= Exact C*-algebra =

In mathematics, an exact C*-algebra is a C*-algebra that preserves exact sequences under the minimum tensor product.

==Definition==

A C*-algebra E is exact if, for any short exact sequence,

$0 \;\to\; A \;\xrightarrow{{} \atop f}\; B \;\xrightarrow{g}\; C \;\to\; 0$

the sequence

$0\;\to\; A \otimes_\min E\;\xrightarrow{{} \atop {f\otimes \operatorname{id}}}\; B\otimes_\min E \;\xrightarrow{{} \atop {g\otimes \operatorname{id}}}\; C\otimes_\min E \;\to\; 0,$

where ⊗_{min} denotes the minimum tensor product, is also exact.

==Properties==

- Every nuclear C*-algebra is exact.

- Every sub-C*-algebra and every quotient of an exact C*-algebra is exact. An extension of exact C*-algebras is not exact in general.
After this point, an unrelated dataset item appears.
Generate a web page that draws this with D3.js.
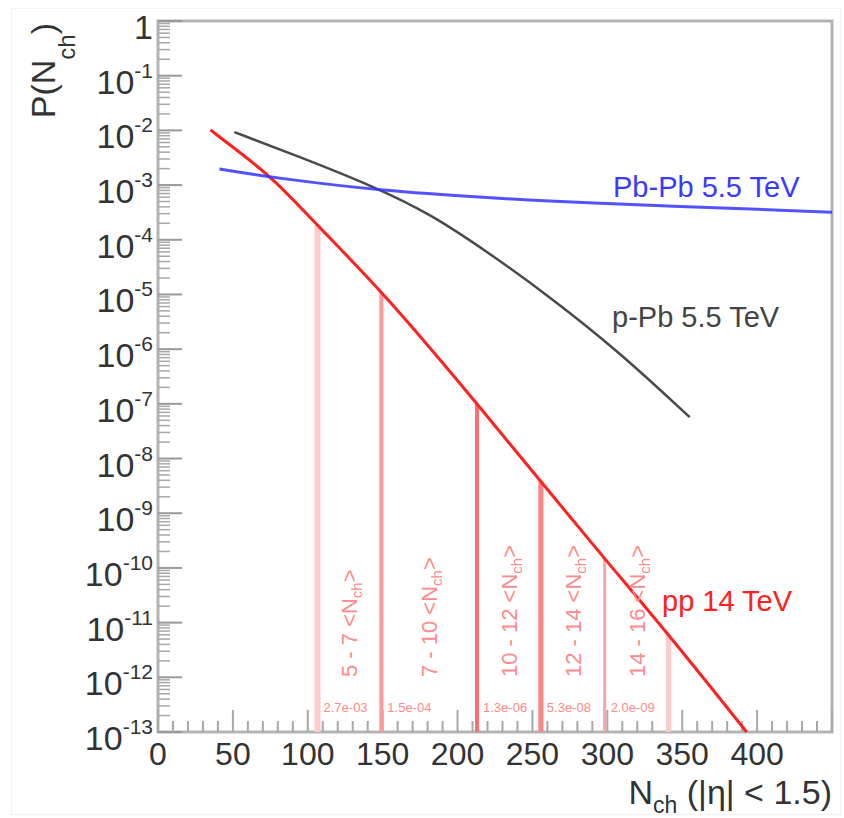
<!DOCTYPE html>
<html>
<head>
<meta charset="utf-8">
<script src="https://cdn.jsdelivr.net/npm/d3@7"></script>
<style>
  body { margin: 0; background: #fff; }
  text { font-family: 'Liberation Sans', Arial, Helvetica, sans-serif; }
</style>
</head>
<body>
<div id="chart"></div>
<script>
var width = 844;
var height = 818;
var frame = { left: 158, right: 832, top: 21, bottom: 732 };

// multiplicity distributions
var ppN = [35, 55, 78, 108, 152, 215, 257, 300, 340, 393];
var ppP = [1.02e-2, 3.9e-3, 1.24e-3, 1.64e-4, 9.8e-6, 8.7e-8, 3.4e-9, 1.28e-10, 6.5e-12, 1e-13];

var pPbN = [51, 95, 145, 182, 222, 262, 308, 355];
var pPbP = [9.3e-3, 3.26e-3, 9.2e-4, 2.96e-4, 5.5e-5, 8.9e-6, 8.9e-7, 5.7e-8];

var PbPbN = [41, 78, 150, 225, 268, 450];
var PbPbP = [1.97e-3, 1.35e-3, 7.8e-4, 5.8e-4, 4.9e-4, 3.2e-4];

// bins in units of <Nch>
var meanNch = 21.3;
var binEdges = [5, 7, 10, 12, 14, 16];
var binLabels = ['5 - 7', '7 - 10', '10 - 12', '12 - 14', '14 - 16'];
var binProb = ['2.7e-03', '1.5e-04', '1.3e-06', '5.3e-08', '2.0e-09'];

var xTicks = [0, 50, 100, 150, 200, 250, 300, 350, 400];
var yExponents = [0, -1, -2, -3, -4, -5, -6, -7, -8, -9, -10, -11, -12, -13];

var edgeColors = ['#ffcaca', '#ff9a9a', '#ff6e6e', '#ff8585', '#ffa4a4', '#ffcaca'];
var edgeWidths = [6, 4, 4, 5, 3, 5];

var svg = d3.select('#chart').append('svg')
  .attr('width', width)
  .attr('height', height);

var x = d3.scaleLinear().domain([0, 450]).range([frame.left, frame.right]);
var y = d3.scaleLog().domain([1, 1e-13]).range([frame.top, frame.bottom]);

svg.append('rect')
  .attr('x', 11.5).attr('y', 8.5)
  .attr('width', 829).attr('height', 806)
  .attr('fill', 'none')
  .attr('stroke', '#f2f2f2');

// frame
svg.append('rect')
  .attr('x', frame.left).attr('y', frame.top)
  .attr('width', frame.right - frame.left)
  .attr('height', frame.bottom - frame.top)
  .attr('fill', 'none')
  .attr('stroke', '#b4b4b4')
  .attr('stroke-width', 3);

// y ticks
var minor = [];
yExponents.forEach(function(e) {
  if (e <= -13) return;
  for (var k = 2; k <= 9; k++) minor.push(k * Math.pow(10, e - 1));
});

svg.append('g').selectAll('line')
  .data(minor)
  .enter().append('line')
  .attr('x1', frame.left).attr('x2', frame.left + 12)
  .attr('y1', function(d) { return y(d); })
  .attr('y2', function(d) { return y(d); })
  .attr('stroke', '#a8a8a8')
  .attr('stroke-width', 1.5);

svg.append('g').selectAll('line')
  .data(yExponents)
  .enter().append('line')
  .attr('x1', frame.left).attr('x2', frame.left + 24)
  .attr('y1', function(d) { return y(Math.pow(10, d)); })
  .attr('y2', function(d) { return y(Math.pow(10, d)); })
  .attr('stroke', '#999')
  .attr('stroke-width', 2);

var yLab = svg.append('g').selectAll('text')
  .data(yExponents)
  .enter().append('text')
  .attr('x', 153)
  .attr('y', function(d) { return y(Math.pow(10, d)) + 18; })
  .attr('text-anchor', 'end')
  .attr('fill', '#333')
  .attr('font-size', 34);

yLab.each(function(d) {
  var t = d3.select(this);
  if (d === 0) {
    t.text('1');
    return;
  }
  t.append('tspan').text('10');
  t.append('tspan')
    .attr('dy', -16)
    .attr('font-size', 21)
    .text('-' + (-d));
});

// x ticks
svg.append('g').selectAll('line')
  .data(d3.range(0, 451, 10))
  .enter().append('line')
  .attr('x1', function(d) { return x(d); })
  .attr('x2', function(d) { return x(d); })
  .attr('y1', frame.bottom)
  .attr('y2', function(d) { return d % 50 === 0 ? frame.bottom - 22 : frame.bottom - 11; })
  .attr('stroke', '#a8a8a8')
  .attr('stroke-width', 2);

svg.append('g').selectAll('text')
  .data(xTicks)
  .enter().append('text')
  .attr('x', function(d) { return x(d); })
  .attr('y', 765)
  .attr('text-anchor', 'middle')
  .attr('fill', '#333')
  .attr('font-size', 32)
  .text(function(d) { return d; });

// axis titles
var xt = svg.append('text')
  .attr('x', frame.right)
  .attr('y', 804)
  .attr('text-anchor', 'end')
  .attr('fill', '#333')
  .attr('font-size', 34);
xt.append('tspan').text('N');
xt.append('tspan').attr('dy', 9).attr('font-size', 23).text('ch');
xt.append('tspan').attr('dy', -9).text(' (|\u03b7| < 1.5)');

var yt = svg.append('text')
  .attr('transform', 'translate(55,23) rotate(-90)')
  .attr('text-anchor', 'end')
  .attr('fill', '#333')
  .attr('font-size', 34);
yt.append('tspan').text('P(N');
yt.append('tspan').attr('dy', 20).attr('font-size', 24).text('ch');
yt.append('tspan').attr('dy', -20).text(')');

// curves
var line = d3.line()
  .x(function(d) { return x(d[0]); })
  .y(function(d) { return y(d[1]); })
  .curve(d3.curveBasis);

var plot = svg.append('g');

var ppPath = plot.append('path')
  .datum(d3.zip(ppN, ppP))
  .attr('d', line)
  .attr('fill', 'none')
  .attr('stroke', '#ff2020')
  .attr('stroke-width', 3);

// y on the pp curve at a given x pixel
function ppYAt(px) {
  var node = ppPath.node();
  var len = node.getTotalLength();
  var lo = 0, hi = len;
  for (var i = 0; i < 40; i++) {
    var mid = (lo + hi) / 2;
    if (node.getPointAtLength(mid).x < px) lo = mid; else hi = mid;
  }
  return node.getPointAtLength(lo).y;
}

plot.selectAll('.edge')
  .data(binEdges)
  .enter().append('line')
  .attr('class', 'edge')
  .attr('x1', function(d) { return x(d * meanNch); })
  .attr('x2', function(d) { return x(d * meanNch); })
  .attr('y1', frame.bottom)
  .attr('y2', function(d) { return ppYAt(x(d * meanNch)); })
  .attr('stroke', function(d, i) { return edgeColors[i]; })
  .attr('stroke-width', function(d, i) { return edgeWidths[i]; });

ppPath.raise();

plot.append('path')
  .datum(d3.zip(pPbN, pPbP))
  .attr('d', line)
  .attr('fill', 'none')
  .attr('stroke', '#4a4a4a')
  .attr('stroke-width', 2.5);

plot.append('path')
  .datum(d3.zip(PbPbN, PbPbP))
  .attr('d', line)
  .attr('fill', 'none')
  .attr('stroke', '#3434ff')
  .attr('stroke-opacity', 0.85)
  .attr('stroke-width', 3);

// bin annotations
var bins = binLabels.map(function(l, i) {
  return { label: l, prob: binProb[i], lo: binEdges[i], hi: binEdges[i + 1] };
});

var rot = plot.selectAll('.binlab')
  .data(bins)
  .enter().append('text')
  .attr('class', 'binlab')
  .attr('transform', function(d) {
    var cx = (x(d.lo * meanNch) + x(d.hi * meanNch)) / 2;
    return 'translate(' + (cx + 8) + ',677) rotate(-90)';
  })
  .attr('fill', '#ff8a8a')
  .attr('font-size', 22);
rot.append('tspan').text(function(d) { return d.label + ' <N'; });
rot.append('tspan').attr('dy', 5).attr('font-size', 15).text('ch');
rot.append('tspan').attr('dy', -5).text('>');

plot.selectAll('.binprob')
  .data(bins)
  .enter().append('text')
  .attr('class', 'binprob')
  .attr('x', function(d) { return x(d.lo * meanNch) + 6; })
  .attr('y', 712)
  .attr('fill', '#ff8a8a')
  .attr('font-size', 13)
  .text(function(d) { return d.prob; });

// curve labels
svg.append('text')
  .attr('x', 613).attr('y', 197)
  .attr('fill', '#3a3aff')
  .attr('font-size', 29)
  .text('Pb-Pb 5.5 TeV');

svg.append('text')
  .attr('x', 612).attr('y', 327)
  .attr('fill', '#444')
  .attr('font-size', 29)
  .text('p-Pb 5.5 TeV');

svg.append('text')
  .attr('x', 662).attr('y', 611)
  .attr('fill', '#ff2020')
  .attr('font-size', 29)
  .text('pp 14 TeV');
</script>
</body>
</html>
- It follows that every sub-C*-algebra of a nuclear C*-algebra is exact.

==Characterizations==

Exact C*-algebras have the following equivalent characterizations:

- A C*-algebra A is exact if and only if A is nuclearly embeddable into B(H), the C*-algebra of all bounded operators on a Hilbert space H.

- A C*-algebra is exact if and only if every separable sub-C*-algebra is exact.

- A separable C*-algebra A is exact if and only if it is isomorphic to a subalgebra of the Cuntz algebra $\mathcal{O}_2$.